Also released as Beyond the Door III, director Jeff Kwitny’s 1989 horror film Amok Train is a movie so insane, so amazingly, impressively crazy, that, even as you’re watching it, you won’t believe your eyes.
A class of American students is invited to Yugoslavia to observe a ritual that is performed once every hundred years. When they arrive at their destination, they are met by Professor Andromolek (Bo Svenson), who guides them to a remote countryside village. The students are led to some rundown shacks and told to rest up from their long journey. As they do so, the locals board up the doors so that the students cannot escape, then set fire to the structures.
One student, Richard (Jeremy Sanchez), is killed in the blaze. The others manage to escape, and take off running into the woods.
The group eventually makes its way to some train tracks, and attempts to hop a passing train. Four students; Christie (Sarah Conway Ciminera), Kevin (William Geiger), Angel (Alex Vitale), and Beverly (Mary Kohnert), climb on board, while two others, Larry (Ron Williams) and Melanie (Renee Rancourt), are left behind.
But none of them are out of danger just yet. It seems that Beverly, who is of Yugoslav descent, is destined to play an important part in the upcoming ritual. In fact, she has been chosen as the future bride of Lucifer himself! And not even a speeding train can outrun pure evil.
Shot on-location in Belgrade, Amok Train is even wilder than the above synopsis might suggest. Soon after the frightened students board the train, its conductor Milutin Micovic), spots some burning timbers lying across the tracks, and stops in order to clear them off. As he is doing so, the train rolls forward, crushing Milutin and decapitating him. At the same time, Milutin’s assistant (played by Ratko Tankosic), who is still on the train, is sucked by an unseen force into the fires of the coal engine.
As this is happening, the cars carrying the other passengers break away, crushing the engineer (Mario Novelli) in the process and leaving Beverly and her friends alone on a runaway train.
The gore in the above scene is not the most convincing, but it’s good enough, and sets the stage for more carnage to come.
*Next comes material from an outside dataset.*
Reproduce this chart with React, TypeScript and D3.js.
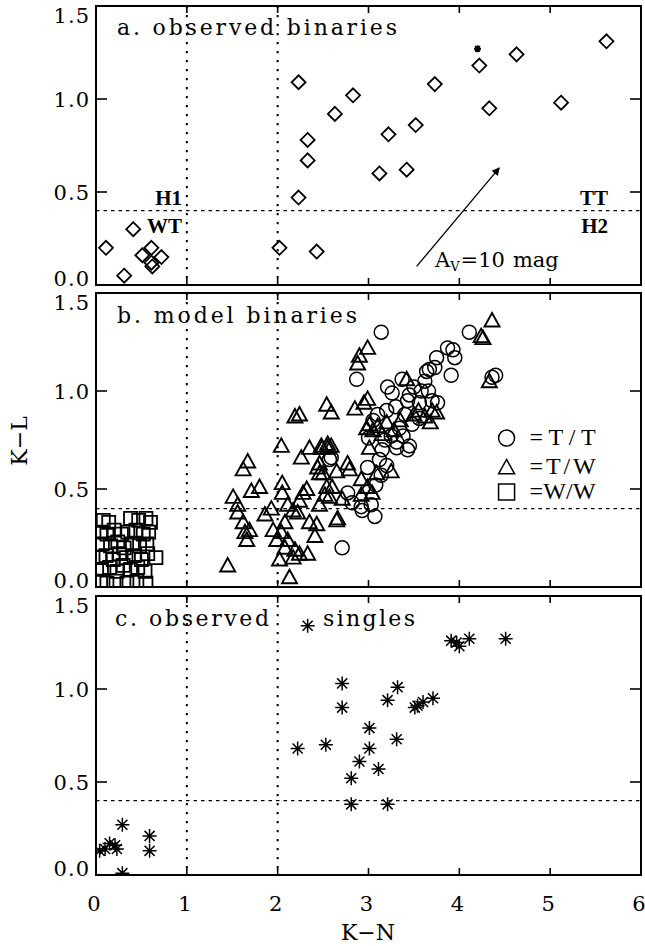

And while this sequence would surely rank high on the insanity meter, it can’t top the absurdity of what transpires over the remainder of Amok Train!
Combining a number of different scenarios (Beverly’s realization of her fate; the other students attempting to stop the train; Larry and Melanie on foot trying to make their way to safety; and the railroad executives wondering why the train refuses to make its scheduled stops), Amok Train takes its audience on a ride ten times wilder than any rollercoaster, with scenes so outlandish that it’s impossible to predict what’s to follow. For example, I always thought a train needed a track to get from point “A’ to point “B”. Well, a regular train does, I suppose, but a train under the control of pure evil? Seems like it can do anything, go anywhere, hunt anyone!
What’s more, we eventually find out that the students aren’t as alone on the runaway train as they thought. Sava, a stowaway thief (Savina Gersak), and Marius (Igor Pervic), a mysterious man in a cloak who never stops playing the flute, are also along for the ride.
There are some brutal deaths in this film (one in particular, involving two train cars, is especially gory), and there’s no shortage of impending catastrophes, chief among them the runaway train, which somehow turns completely around and starts traveling in the other direction (don’t ask how… you have to see it for yourself), putting it on a collision course with another passenger train!
And just when you think you’ve seen it all, there’s the grand finale, where Satan himself makes a cameo.
A lot of what happens in Amok Train doesn’t make a lick of sense, and you’re just as likely to laugh out loud as be frightened and amazed by it all. But it is a relentless movie. Amok Train does not let up! From the moment the kids run into the woods to escape the fire, Amok Train barely stops to take a breath.
Whether you’re having a good time with the lunacy or rolling your eyes throughout, the one thing I guarantee is you will never, ever be bored by Amok Train!